The First Circus Clown
The earliest of the true circus clowns was Joseph Grimaldi, who first appeared in England in 1805. Grimaldi’s clown, called Joey, specialised in the classic physical tricks, tumbling, pratfalls, and slapstick beatings. In the 1860s a low-comedy comic appeared under the name of Auguste, who had a big nose, baggy clothes, large shoes, and untidy manners. He worked with a white face clown and always spoiled the latter’s trick by appearing at the wrong time to mess things up.
Grock (Adrien Wettach), a famous white face pantomimists, evoked laughter in his continual struggle with inanimate objects.

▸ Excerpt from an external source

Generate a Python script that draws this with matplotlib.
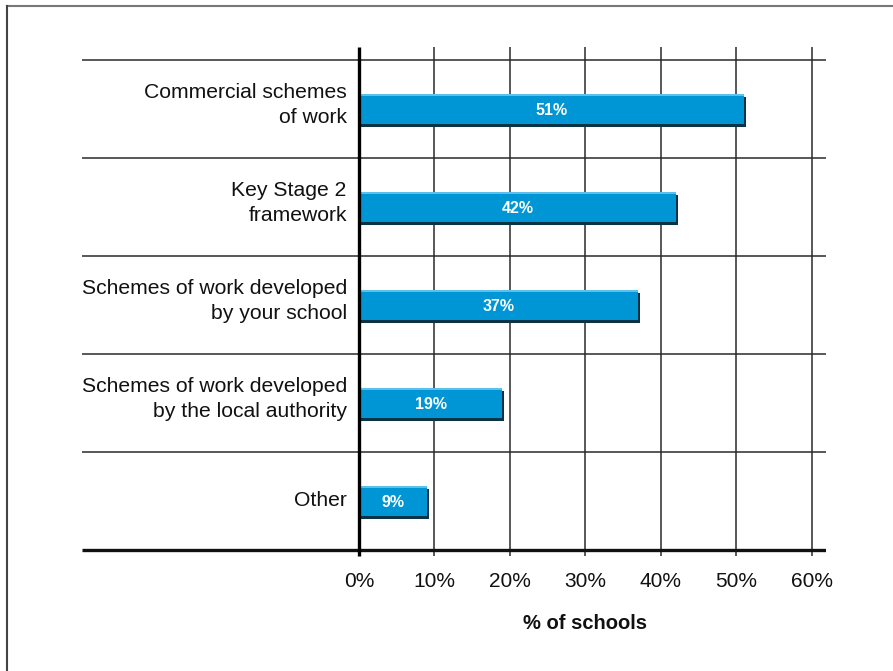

Chairs collapsed beneath him. When a stool was too far from a piano, he shoved the piano to the stool. His elaborate melancholy resembled that of Emmett Kelly, the American vagabond clown.
The Auguste Clown
There is a widely told story about the origins of the Auguste clown – where an American acrobat named Tom Belling was performing with a circus in Germany in 1869. Confined to his dressing room as discipline for missing his tricks, he entertained his friends by putting on misfitting clothes to perform his impression of the show’s manager. The manager suddenly entered the room and Belling took off running, ending up in the circus arena where he fell over the ringcurb. The audience laughed and yelled ‘auguste!’ which is German for fool. The manager commanded that Belling continue appearing as the Auguste. Chuckle The Clown is an example of what an Auguste looks like.
The Tramp Character
One of the most well-known figures is the tramp made famous by Charlie Chaplin. The tramp clown was created by James McIntyre and Tom Heath in 1874, portraying African-Americans made homeless by the Civil War. They based their characters on blackface minstrel clowns which is the origin of the white mouth used by tramp clowns. Their idea may also have been inspired by the travelling hoe boys (hobos) or itinerant farm workers, who rode the rails from one town to another, wiping the soot away from their eyes & mouth.